Some annuities also have an additional feature called a Market Value Adjustment or MVA. MVA applies when a withdrawal is made from the annuity in excess of the penaltyfree amount. Generally, if interest rates are lower at time of the withdrawal than at the time the policy was purchased, the value of the annuity would increase. If interest rates are higher, the reverse is true.^{[7]}
In the event of the owner’s (and the annuitant’s in some policies) death, the beneficiary of the contract usually receives any remaining value in the policy, and if the annuity had been annuitized and additional guaranteed payments remained, subsequent annuity payment would be made to the beneficiary at the same intervals the deceased was receiving them until the guaranteed period has expired.
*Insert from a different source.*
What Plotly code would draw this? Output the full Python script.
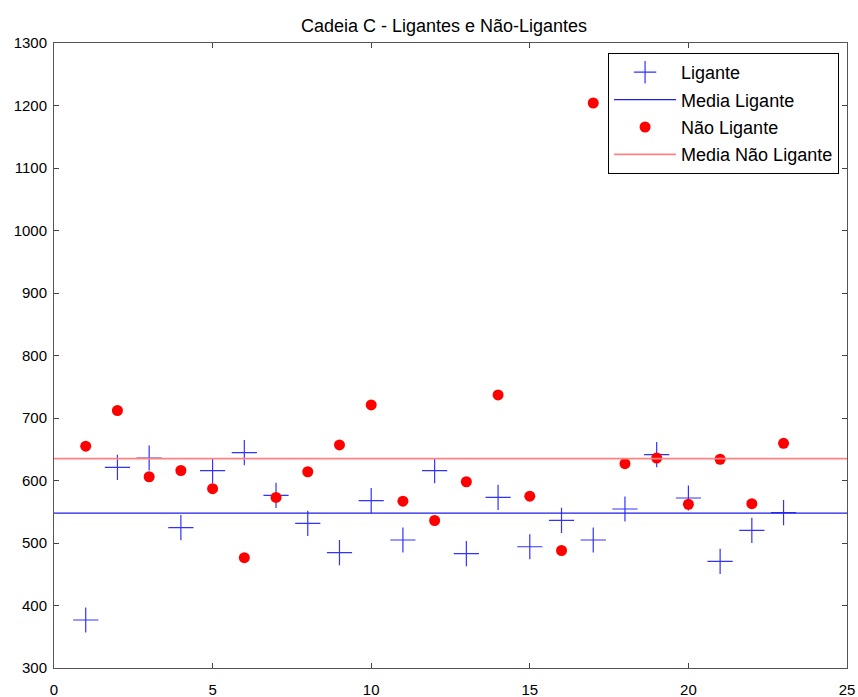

Indexed annuities were first offered by Keyport (now known as Sun Life) in February 1995.^{[8]} Sales of the products were less than a half billion that year, and have since exceeded $30 billion per year since 2009.^{[9]} There are 44 different insurance companies offering indexed annuities today ^{[10]}
On January 16, 2009, the Securities and Exchange Commission(“SEC”) issued Rule 151A claiming indexed annuities should be regulated as securities and should only be sold by registered representatives.^{[11]} A lawsuit was filed on the same day challenging the SEC’s ability to regulate fixed indexed annuities. Legislation was also introduced in Congress to exempt these annuities from securities regulation. On July 13, 2010, The Court of Appeals for the D.C. Circuit vacated Rule 151A.^{[12]} On July 21, 2010, President Obama signed HR 4173 (DoddFrank Wall Street Reform and Consumer Protection Act) which contained a last minute amendment by Senator Harkin (“Harkin Amendment”)^{[13]} which exempted fixed index annuities from regulation by the SEC and left these products to be regulated by the state insurance departments.